On Monday the cornerstone was laid for the Arvo Pärt Centre’s new building. Architects are Fuensanta Nieto and Enrique Sobejano of Spanish studio NietoSobejano Arquitectos. Their entry, called “Tabula“, won a competition arranged by the Centre in 2014.
Estonian architects Luhse & Tuhal helped prepare the eventual construction project, which will cover an area of 2,348 square meters on the Centre's current plot in Laulasmaa and also accommodate an archive, a library, a 140-seat chamber hall, an exhibition area, a video hall, and classrooms as well as working space for the Centre’s staff.
Monday’s ceremony took place where the chamber hall will be built. The cornerstone was placed where the stage will be built, and contains a box holding a recent copy of culture paper Sirp, a flash drive with a recording of the first performance of Arvo Pärt’s Tabula rasa, a list of the current staff, and a bronze bell.
Contributions to this time capsule from outside the Centre included what in a press release was described as “a little box of peace and silence” from Prime Minister Jüri Ratas (Center), an Estonian flag and the emblem of the 12th Youth Song and Dance Festival by Minister of Culture Indrek Saar (SDE), a small model of the future building by its architects, and the logo of the construction company.
Arvo Pärt himself laid the cornerstone.
According to the Centre’s Monday press release, the ceremony began with percussion improvisations by Vambola Krigul, partly inspired by Arvo Pärt’s music. The Centre was blessed by the priest Toomas Hirvoja with the congregation choir of the Nõmme Orthodox Church of St. John the Baptist singing during the ceremony.
„Creativity requires time, devotion and courage—the new Centre aims to establish an environment conducive to creativity. Today laying the cornerstone for the new Centre we will be a step closer to realising the dream of this environment,“ the Centre’s managing director, Anu Kivilo said.

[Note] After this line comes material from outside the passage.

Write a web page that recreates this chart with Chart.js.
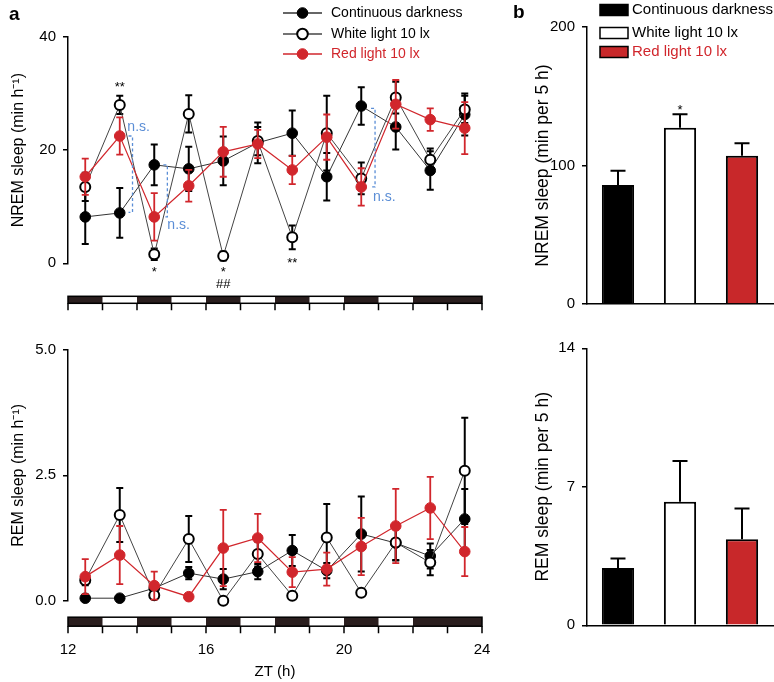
<!DOCTYPE html>
<html><head><meta charset="utf-8">
<script src="https://cdn.jsdelivr.net/npm/chart.js@4/dist/chart.umd.min.js"></script>
<style>
html,body{margin:0;padding:0;background:#fff;}
#wrap{position:relative;width:774px;height:682px;overflow:hidden;}
#wrap canvas{position:absolute;left:0;top:0;}
</style></head><body>
<div id="wrap">
<canvas id="c1" width="774" height="682"></canvas>
<canvas id="c2" width="774" height="682"></canvas>
<canvas id="c3" width="774" height="682"></canvas>
<canvas id="c4" width="774" height="682"></canvas>
</div>
<script>
// ---------- data ----------
const zt = [12.5, 13.5, 14.5, 15.5, 16.5, 17.5, 18.5, 19.5, 20.5, 21.5, 22.5, 23.5];
const groups = ['Continuous darkness', 'White light 10 lx', 'Red light 10 lx'];

const nremDark     = [8.2, 8.9, 17.4, 16.7, 18.1, 21.3, 23.0, 15.3, 27.8, 24.1, 16.4, 26.3];
const nremDarkErr  = [4.8, 4.4, 3.6, 3.9, 4.3, 3.6, 4.0, 4.2, 3.3, 4.0, 3.4, 3.7];
const nremWhite    = [13.5, 28.0, 1.6, 26.4, 1.3, 21.6, 4.6, 23.0, 15.0, 29.3, 18.3, 27.2];
const nremWhiteErr = [2.5, 1.6, 1.0, 3.3, 0.8, 2.5, 2.1, 6.6, 2.8, 2.8, 2.0, 2.4];
const nremRed      = [15.3, 22.5, 8.2, 13.7, 19.7, 21.1, 16.5, 22.3, 13.5, 28.1, 25.4, 23.9];
const nremRedErr   = [3.2, 3.3, 4.2, 2.8, 4.4, 2.5, 2.5, 4.0, 3.3, 4.3, 2.0, 4.6];

const remDark      = [0.05, 0.05, 0.25, 0.55, 0.43, 0.58, 1.0, 0.6, 1.33, 1.15, 0.89, 1.63];
const remDarkErr   = [0.05, 0.05, 0.1, 0.12, 0.2, 0.15, 0.31, 0.15, 0.75, 0.35, 0.25, 0.6];
const remWhite     = [0.41, 1.71, 0.11, 1.23, 0.0, 0.93, 0.1, 1.26, 0.16, 1.16, 0.76, 2.59];
const remWhiteErr  = [0.1, 0.54, 0.05, 0.46, 0.03, 0.25, 0.05, 0.67, 0.05, 0.35, 0.25, 1.06];
const remRed       = [0.48, 0.91, 0.3, 0.08, 1.05, 1.25, 0.57, 0.63, 1.08, 1.49, 1.85, 0.98];
const remRedErr    = [0.35, 0.58, 0.28, 0.03, 0.76, 0.48, 0.3, 0.33, 0.57, 0.74, 0.62, 0.49];

const nremTotal    = [85.9, 127.3, 107.0];
const nremTotalErr = [10.3, 9.7, 9.0];
const remTotal     = [2.9, 6.25, 4.35];
const remTotalErr  = [0.47, 2.05, 1.55];

const ldDarkPhases = [[12, 13], [14, 15], [16, 17], [18, 19], [20, 21], [22, 24]];
const ldHourTicks  = [12, 13, 14, 15, 16, 17, 18, 19, 20, 21, 22, 23, 24];
const nremTicks = [0, 20, 40];
const remTicks = [0, 2.5, 5];
const ztTicks = [12, 16, 20, 24];
const nremTotalTicks = [0, 100, 200];
const remTotalTicks = [0, 7, 14];

const nremMarks = [
  {x: 13.5, y: 31.0, text: '**'},
  {x: 14.5, y: -1.6, text: '*'},
  {x: 16.5, y: -1.6, text: '*'},
  {x: 16.5, y: -3.8, text: '##'},
  {x: 18.5, y: -0.1, text: '**'}
];
const nsText = 'n.s.';
const nremBrackets = [
  {x: 13.87, y1: 22.5, y2: 9.0, lx: 13.72, ly: 24.1},
  {x: 14.88, y1: 17.4, y2: 8.2, lx: 14.88, ly: 6.8},
  {x: 20.90, y1: 27.4, y2: 13.5, lx: 20.84, ly: 11.7}
];
const nremTotalMarks = [{x: 1, y: 140, text: '*'}];

// ---------- style ----------
const FONT = '"Liberation Sans", Arial, Helvetica, sans-serif';
const RED = '#d1262c';
const BAR_RED = '#c8282a';
const NS_BLUE = '#5b8ed6';
Chart.defaults.font.family = FONT;
Chart.defaults.color = '#000';
Chart.defaults.animation = false;

// ---------- plugins ----------
function drawErrors(chart, args, oneSided) {
  const ds = chart.data.datasets[args.index];
  if (!ds.errors) return;
  const ys = chart.scales.y, ctx = chart.ctx;
  ctx.save();
  ctx.strokeStyle = ds.errorColor; ctx.lineWidth = ds.errorWidth;
  args.meta.data.forEach((el, i) => {
    const raw = ds.data[i];
    const v = (typeof raw === 'object') ? raw.y : raw;
    const e = ds.errors[i];
    const top = ys.getPixelForValue(v + e);
    const bot = oneSided ? ys.getPixelForValue(v) : ys.getPixelForValue(v - e);
    const x = el.x, c = ds.errorCap;
    ctx.beginPath();
    ctx.moveTo(x, top); ctx.lineTo(x, bot);
    ctx.moveTo(x - c, top); ctx.lineTo(x + c, top);
    if (!oneSided) { ctx.moveTo(x - c, bot); ctx.lineTo(x + c, bot); }
    ctx.stroke();
  });
  ctx.restore();
}
const errorBarPlugin = {
  id: 'errorBars',
  beforeDatasetDraw(chart, args, opts) { if (!opts.oneSided) drawErrors(chart, args, false); },
  afterDatasetDraw(chart, args, opts) { if (opts.oneSided) drawErrors(chart, args, true); }
};

const ldPlugin = {
  id: 'ldBar',
  afterDraw(chart, args, opts) {
    const xs = chart.scales.x, ctx = chart.ctx;
    const y0 = chart.chartArea.bottom + opts.offset, h = opts.height;
    const xa = xs.getPixelForValue(ldHourTicks[0]);
    const xb = xs.getPixelForValue(ldHourTicks[ldHourTicks.length - 1]);
    ctx.save();
    ctx.fillStyle = '#fff'; ctx.fillRect(xa, y0, xb - xa, h);
    ctx.fillStyle = '#2a1e1e';
    ldDarkPhases.forEach(([a, b]) => {
      const p = xs.getPixelForValue(a), q = xs.getPixelForValue(b);
      ctx.fillRect(p, y0, q - p, h);
    });
    ctx.strokeStyle = '#000'; ctx.lineWidth = 1.5;
    ctx.strokeRect(xa, y0, xb - xa, h);
    ctx.beginPath();
    ldHourTicks.forEach(t => {
      const p = xs.getPixelForValue(t);
      ctx.moveTo(p, y0 + h); ctx.lineTo(p, y0 + h + opts.tick);
    });
    ctx.stroke();
    ctx.restore();
  }
};

const annotPlugin = {
  id: 'annot',
  afterDraw(chart, args, opts) {
    const xs = chart.scales.x, ys = chart.scales.y, ctx = chart.ctx;
    ctx.save();
    (opts.brackets || []).forEach(b => {
      const x = xs.getPixelForValue(b.x), y1 = ys.getPixelForValue(b.y1), y2 = ys.getPixelForValue(b.y2);
      ctx.strokeStyle = NS_BLUE; ctx.lineWidth = 1.3; ctx.setLineDash([3, 2.5]);
      ctx.beginPath(); ctx.moveTo(x - 4, y1); ctx.lineTo(x, y1); ctx.lineTo(x, y2); ctx.lineTo(x - 4, y2); ctx.stroke();
      ctx.setLineDash([]);
      ctx.fillStyle = NS_BLUE; ctx.font = '14px ' + FONT; ctx.textAlign = 'left'; ctx.textBaseline = 'middle';
      ctx.fillText(nsText, xs.getPixelForValue(b.lx), ys.getPixelForValue(b.ly));
    });
    (opts.marks || []).forEach(m => {
      ctx.fillStyle = '#000'; ctx.font = '13px ' + FONT; ctx.textAlign = 'center'; ctx.textBaseline = 'middle';
      ctx.fillText(m.text, xs.getPixelForValue(m.x), ys.getPixelForValue(m.y));
    });
    if (opts.panel) {
      ctx.fillStyle = '#000'; ctx.font = 'bold 19px ' + FONT; ctx.textAlign = 'left'; ctx.textBaseline = 'middle';
      ctx.fillText(opts.panel.text, opts.panel.x, opts.panel.y);
    }
    ctx.restore();
  }
};

const lineLegendPlugin = {
  id: 'lineLegend',
  afterDraw(chart, args, opts) {
    const ctx = chart.ctx;
    ctx.save();
    chart.data.datasets.forEach((ds, i) => {
      const y = opts.rows[i];
      ctx.strokeStyle = ds.borderColor; ctx.lineWidth = 1.5;
      ctx.beginPath(); ctx.moveTo(opts.x0, y); ctx.lineTo(opts.x1, y); ctx.stroke();
      ctx.beginPath(); ctx.arc((opts.x0 + opts.x1) / 2, y, 5.3, 0, Math.PI * 2);
      ctx.fillStyle = ds.pointBackgroundColor; ctx.fill();
      ctx.strokeStyle = ds.pointBorderColor; ctx.lineWidth = ds.pointBorderWidth; ctx.stroke();
      ctx.fillStyle = opts.textColors[i]; ctx.font = '14px ' + FONT; ctx.textAlign = 'left'; ctx.textBaseline = 'middle';
      ctx.fillText(ds.label, opts.tx, y);
    });
    ctx.restore();
  }
};

const barLegendPlugin = {
  id: 'barLegend',
  afterDraw(chart, args, opts) {
    const ctx = chart.ctx, ds = chart.data.datasets[0];
    ctx.save();
    chart.data.labels.forEach((lab, i) => {
      const y = opts.rows[i];
      ctx.fillStyle = ds.backgroundColor[i];
      ctx.fillRect(opts.x0, y - 5.5, opts.w, 11);
      ctx.strokeStyle = '#000'; ctx.lineWidth = 1.5;
      ctx.strokeRect(opts.x0, y - 5.5, opts.w, 11);
      ctx.fillStyle = opts.textColors[i]; ctx.font = '15px ' + FONT; ctx.textAlign = 'left'; ctx.textBaseline = 'middle';
      ctx.fillText(lab, opts.tx, y);
    });
    ctx.restore();
  }
};

// ---------- helpers ----------
function pts(ys) { return zt.map((x, i) => ({x, y: ys[i]})); }
function lineSets(d, de, w, we, r, re) {
  return [
    {label: groups[0], data: pts(d), errors: de, errorColor: '#000', errorWidth: 2, errorCap: 3.5,
     borderColor: '#333', borderWidth: 1, pointRadius: 5.3, pointBackgroundColor: '#000', pointBorderColor: '#000',
     pointBorderWidth: 1, order: 3, clip: false},
    {label: groups[1], data: pts(w), errors: we, errorColor: '#000', errorWidth: 2, errorCap: 3.5,
     borderColor: '#444', borderWidth: 1, pointRadius: 5, pointBackgroundColor: '#fff', pointBorderColor: '#000',
     pointBorderWidth: 2, order: 2, clip: false},
    {label: groups[2], data: pts(r), errors: re, errorColor: RED, errorWidth: 1.8, errorCap: 3.5,
     borderColor: RED, borderWidth: 1.2, pointRadius: 5.3, pointBackgroundColor: RED, pointBorderColor: RED,
     pointBorderWidth: 1, order: 1, clip: false}
  ];
}
function yAxis(min, max, ticks, title, width, titlePad, titleSize, fmt) {
  return {
    type: 'linear', min, max,
    afterBuildTicks: s => { s.ticks = ticks.map(v => ({value: v})); },
    afterFit: s => { s.width = width; },
    ticks: {font: {size: 15}, color: '#000', padding: 7, callback: fmt || (v => v)},
    grid: {drawOnChartArea: false, drawTicks: true, tickLength: 5, color: '#000', lineWidth: 1.5},
    border: {display: true, color: '#000', width: 1.5},
    title: {display: true, text: title, font: {size: titleSize}, color: '#000', padding: {top: titlePad, bottom: 0}}
  };
}
const common = {responsive: false, devicePixelRatio: 1, events: [], animation: false};

// ---------- chart a (NREM) ----------
new Chart(document.getElementById('c1'), {
  type: 'line',
  data: {datasets: lineSets(nremDark, nremDarkErr, nremWhite, nremWhiteErr, nremRed, nremRedErr)},
  options: Object.assign({}, common, {
    layout: {autoPadding: false, padding: {left: 0, top: 37, right: 292, bottom: 418.7}},
    scales: {
      x: {type: 'linear', min: 12, max: 24, display: false},
      y: yAxis(0, 40, nremTicks, 'NREM sleep (min h\u207B\u00B9)', 68, 9, 16)
    },
    plugins: {
      legend: {display: false}, tooltip: {enabled: false},
      ldBar: {offset: 33, height: 7, tick: 7},
      annot: {brackets: nremBrackets, marks: nremMarks, panel: {text: 'a', x: 9, y: 15}},
      lineLegend: {rows: [13, 34, 54], x0: 283, x1: 322, tx: 331, textColors: ['#000', '#000', RED]}
    }
  }),
  plugins: [errorBarPlugin, ldPlugin, annotPlugin, lineLegendPlugin]
});

// ---------- chart a (REM) ----------
new Chart(document.getElementById('c3'), {
  type: 'line',
  data: {datasets: lineSets(remDark, remDarkErr, remWhite, remWhiteErr, remRed, remRedErr)},
  options: Object.assign({}, common, {
    layout: {autoPadding: false, padding: {left: 0, top: 350, right: 292, bottom: 0}},
    scales: {
      x: {type: 'linear', min: 12, max: 24,
          afterBuildTicks: s => { s.ticks = ztTicks.map(v => ({value: v})); },
          afterFit: s => { s.height = 81.3; },
          ticks: {font: {size: 15}, color: '#000', padding: 40},
          grid: {display: false, drawTicks: false},
          border: {display: false},
          title: {display: true, text: 'ZT (h)', font: {size: 15}, color: '#000', padding: {top: 0, bottom: 1}}},
      y: yAxis(0, 5, remTicks, 'REM sleep (min h\u207B\u00B9)', 68, 9, 16, v => Number(v).toFixed(1))
    },
    plugins: {
      legend: {display: false}, tooltip: {enabled: false},
      ldBar: {offset: 16.5, height: 9, tick: 7},
      annot: {}
    }
  }),
  plugins: [errorBarPlugin, ldPlugin, annotPlugin]
});

// ---------- chart b (bars) ----------
function barChart(id, values, errs, ticks, max, title, padding, marks, panel, legend) {
  const plugs = [errorBarPlugin, annotPlugin];
  if (legend) plugs.push(barLegendPlugin);
  return new Chart(document.getElementById(id), {
    type: 'bar',
    data: {labels: groups, datasets: [{
      data: values, errors: errs, errorColor: '#000', errorWidth: 2, errorCap: 7.5,
      backgroundColor: ['#000', '#fff', BAR_RED], borderColor: '#000', borderWidth: 2,
      barPercentage: 0.52, categoryPercentage: 1, clip: false
    }]},
    options: Object.assign({}, common, {
      layout: {autoPadding: false, padding},
      scales: {
        x: {type: 'category', ticks: {display: false}, grid: {display: false, drawTicks: false},
            border: {display: true, color: '#000', width: 1.5}, afterFit: s => { s.height = 0; }},
        y: yAxis(0, max, ticks, title, 67, 13, 17.5)
      },
      plugins: {
        legend: {display: false}, tooltip: {enabled: false},
        errorBars: {oneSided: true},
        annot: {marks, panel},
        barLegend: {rows: [10, 33, 52], x0: 600, w: 28, tx: 632, textColors: ['#000', '#000', RED]}
      }
    }),
    plugins: plugs
  });
}
barChart('c2', nremTotal, nremTotalErr, nremTotalTicks, 200, 'NREM sleep (min per 5 h)',
  {left: 520, top: 27, right: 1, bottom: 378}, nremTotalMarks, {text: 'b', x: 513, y: 13}, true);
barChart('c4', remTotal, remTotalErr, remTotalTicks, 14, 'REM sleep (min per 5 h)',
  {left: 520, top: 348.3, right: 1, bottom: 56.7}, [], null, false);
</script>
</body></html>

Architect Enrique Sobejano says about the composer that his music is about silence, beauty, and geometry: “Three concepts that are also essential to architecture. Working with a great artist like Arvo Pärt, his family and team, is one of the most rewarding experiences of our career. It makes us constantly aware of the unexpected deep relationships between the arts.”
The Arvo Pärt Centre’s new building is expected to be completed by May 2018, after which the interior and the exhibition will follow. The plan is to open the new building in autumn next year during the celebrations of the Estonian centenary. The Arvo Pärt Centre’s new building is financed by the Estonian government.